- Job: Senior External Relations Manager
- Organisation: Department for Transport
- Years in public service: 6
My grandmother was a…
Shorthand typist and secretary. Born in 1915, Gladys was due to leave school at 14 but was encouraged by her headmistress to apply for commercial college. Her mother took on sewing clothes in the evenings, in addition to a full time job, to pay for the course’s costs and Gladys entered working life as a typist. Throughout her life my grandmother remained passionate about the opportunities afforded by this education - saying she would have otherwise gone to work on the factory or shop floor.
In 1941, with a husband away in the army, she answered a news broadcasters’ call for typists to join the war effort. She joined the Auxiliary Territorial Service and rose to the level of Sergeant. As a child, I often heard how her service during this time meant the world to her. When my grandfather was demobbed in 1946, she went to work for a local council and was a secretary for the rest of her working life.

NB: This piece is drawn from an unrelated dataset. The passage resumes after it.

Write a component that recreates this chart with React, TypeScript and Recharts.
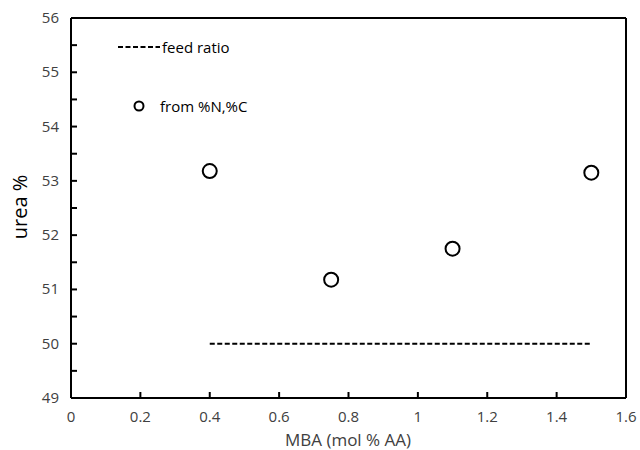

My grandmother was very proud of me and my twin sister being the first in our family to go to university. I often think now about what she would think of the opportunities that my education has presented to me.
Me in a paragraph
I love getting stuck into the issues that make a big difference to our lives every day. I started my career in the charity sector, working with young people to support them to campaign on the issues they care about, before moving into public affairs on local and national government priorities.
Ensuring people are valued equally, listened to and included is also important to me. I sit on the Government Communications Service (GCS) Shadow Board, which supports the GCS to become a more inclusive profession. I’m also a Board member of Women in Transport, a not-for-profit organisation that works to advance women in a traditionally male-dominated sector.
My day job
I’m responsible for designing and delivering communications and engagement on government priorities for aviation. I build and maintain strong relationships with a range of stakeholders across the UK to listen to their views and work in partnership.
A major moment recently was a decisive vote in the House of Commons backing plans for a new north-west runway at Heathrow, which would support jobs, growth and connections across the country.
If I had a magic wand, what I would do to accelerate gender equality
Accelerating the shift towards shared caring responsibilities. This is key to shaking up assumptions of traditional gender roles. It has been great to see senior leaders within the Department for Transport take shared parental leave recently.